As plots go, it’s fairly standard. A newcomer to an old and battered-around regime comes along and is inspired to make changes, only to find it an uphill struggle. With a likeable and charismatic leading man in Nicholson, we’re behind him every step of the way. This is even taking into account that he is doing labour as punishment for the rape of a fifteen-year-old. This is established early on, though it really doesn’t impede on his protagonist status. We know he’s a bad’un, and we accept it. This is far more a story about the existing roll call of characters at the institute, and what will become if them.

Which is where I’ll come back to that thread I left dangling at the start of this entry. I really found it hard to pigeonhole Cuckoo’s Nest. Is it a thriller? Is it a black comedy? Is it a satire? And that’s when it dawned on me – it can’t be labelled. This film transcends so many themes, emotions and techniques that it simply refuses to be pigeonholed. Without being massively gushing, I think that’s bloody brilliant. There are moments of suspense, humour, despair and glory in equal measure. And I think it’s rare to get such a balance. Of the films I’ve watched so far this year, I’ve not seen anything that fires squarely on all cylinders.

Tying it up, it’s a great cast – basic characters, but even the background film have clear personalities – and Fletcher is quietly and modestly menacing enough to get you on side. There’s some great twists thrown about that mess with Mac’s grand scheme, and the ending marches right up out of nowhere. I’m not sure I totally enjoyed the last scene, but I guess it was necessary. It’s bittersweet, like much of the film.

PRO: Great characters, great performances, and as mentioned, a real genre-hopper.

CON: As the plot is nowhere complex enough to fill every second of running time (see The Prestige), it feels as if it’s stretched a bit thinly over the latter half.

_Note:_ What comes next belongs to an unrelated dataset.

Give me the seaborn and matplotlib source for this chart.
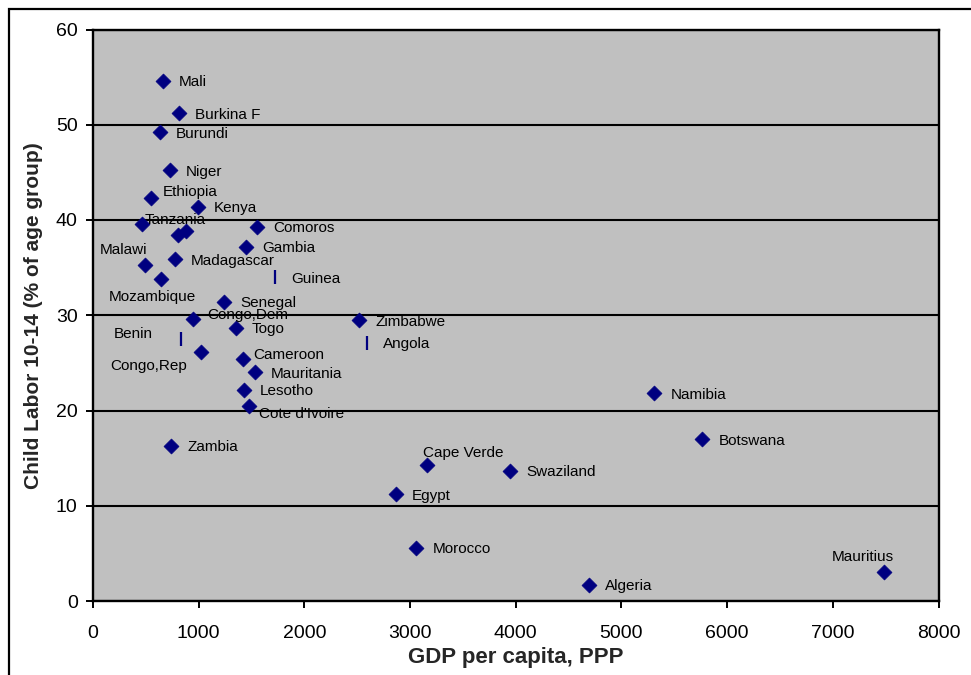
import matplotlib
matplotlib.use("Agg")
import matplotlib.pyplot as plt
import seaborn as sns
import pandas as pd
from matplotlib.patches import Rectangle

# ---- data ----
countries = ["Mali", "Burkina F", "Burundi", "Niger", "Ethiopia", "Kenya", "Tanzania",
             "", "", "Comoros", "Gambia", "Malawi", "Madagascar", "Mozambique",
             "Senegal", "Congo,Dem", "Togo", "Congo,Rep", "Cameroon", "Mauritania",
             "Lesotho", "Cote d'Ivoire", "Zimbabwe", "Zambia", "Namibia", "Botswana",
             "Cape Verde", "Swaziland", "Egypt", "Morocco", "Algeria", "Mauritius"]
gdp = [663, 814, 634, 729, 549, 994, 464,
       805, 880, 1553, 1449, 492, 776, 644,
       1240, 947, 1354, 1023, 1420, 1534,
       1430, 1477, 2519, 739, 5312, 5767,
       3163, 3949, 2869, 3059, 4697, 7481]
child_labor = [54.6, 51.2, 49.2, 45.2, 42.3, 41.4, 39.6,
               38.4, 38.8, 39.3, 37.2, 35.3, 35.9, 33.8,
               31.4, 29.6, 28.7, 26.1, 25.4, 24.0,
               22.2, 20.5, 29.5, 16.3, 21.8, 17.0,
               14.3, 13.7, 11.2, 5.6, 1.7, 3.0]

# countries drawn with a vertical-bar marker
bar_countries = ["Guinea", "Benin", "Angola"]
bar_gdp = [1723, 833, 2595]
bar_child_labor = [34.0, 27.5, 27.1]

x_ticks = [0, 1000, 2000, 3000, 4000, 5000, 6000, 7000, 8000]
y_ticks = [0, 10, 20, 30, 40, 50, 60]

# ---- label placement (pixel offsets from the point, alignment) ----
default_off = (16, -1.5, "left", "center")
label_offsets = {
    "Tanzania": (3, 4, "left", "center"),
    "Ethiopia": (12, 6, "left", "center"),
    "Malawi": (2, 15, "right", "center"),
    "Mozambique": (-9, -18, "center", "center"),
    "Congo,Dem": (14, 4, "left", "center"),
    "Benin": (-28, 5, "right", "center"),
    "Congo,Rep": (-14, -14, "right", "center"),
    "Cameroon": (10, 4, "left", "center"),
    "Cote d'Ivoire": (10, -8, "left", "center"),
    "Cape Verde": (-4, 12, "left", "center"),
    "Mauritius": (-21, 15, "center", "center"),
}

df = pd.DataFrame({"country": countries, "gdp": gdp, "labor": child_labor})
dfb = pd.DataFrame({"country": bar_countries, "gdp": bar_gdp, "labor": bar_child_labor})

sns.set_theme(style="white")
plt.rcParams["font.family"] = ["Liberation Sans", "DejaVu Sans"]

fig = plt.figure(figsize=(9.71, 6.75), dpi=100)
ax = fig.add_axes([93 / 971, 1 - 601 / 675, (938.5 - 93) / 971, (601 - 29.5) / 675])
ax.set_facecolor("#C0C0C0")

navy = "#000080"
sns.scatterplot(data=df, x="gdp", y="labor", marker="D", s=58, color=navy,
                edgecolor=navy, linewidth=0.5, ax=ax, zorder=3, legend=False)
sns.scatterplot(data=dfb, x="gdp", y="labor", marker="|", s=90, color=navy,
                linewidth=1.6, ax=ax, zorder=3, legend=False)

for d in (df, dfb):
    for _, r in d.iterrows():
        if not r["country"]:
            continue
        dx, dy, ha, va = label_offsets.get(r["country"], default_off)
        ax.annotate(r["country"], (r["gdp"], r["labor"]), xytext=(dx, dy),
                    textcoords="offset pixels", ha=ha, va=va, fontsize=11,
                    color="black", zorder=4)

ax.set_xlim(0, 8000)
ax.set_ylim(0, 60)
ax.set_xticks(x_ticks)
ax.set_yticks(y_ticks)
ax.yaxis.grid(True, color="black", linewidth=1.5)
ax.xaxis.grid(False)
ax.set_axisbelow(True)
for s in ax.spines.values():
    s.set_visible(True)
    s.set_color("black")
    s.set_linewidth(1.7)
ax.tick_params(axis="both", direction="out", length=5, width=1.4, color="black",
               labelsize=14, labelcolor="black", left=True, bottom=True)
ax.tick_params(axis="x", pad=12)
ax.tick_params(axis="y", pad=6)
ax.set_xlabel("GDP per capita, PPP", fontsize=16, fontweight="bold", labelpad=4)
ax.set_ylabel("Child Labor 10-14 (% of age group)", fontsize=15, fontweight="bold",
              labelpad=9)

# outer chart frame (cropped at right and bottom like the reference)
fig.patches.append(Rectangle((9 / 971, -0.1), 1.2, 1 - 9 / 675 + 0.1,
                             transform=fig.transFigure, fill=False,
                             edgecolor="black", linewidth=1.6))

fig.savefig("out.png", dpi=100)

OVERALL: 9/10. It’s clear to see why Cuckoo is so revered as it is once you’ve mulled it over. It’s very unique, and the performances are absolutely brilliant. It didn’t quite tick every box for me, somehow – while the climax, as I’ve said, is probably necessary – it does cultivate a massive downer. I can’t really downgrade a film because the ending wasn’t to my taste (and it’s based on a book, so they’re adapting after all).. but I think Mac is missing one last oomph at the end of his character arc. Plus, I do still prefer watching John Candy burning out a car, and Jeff Goldblum going ape-poopy.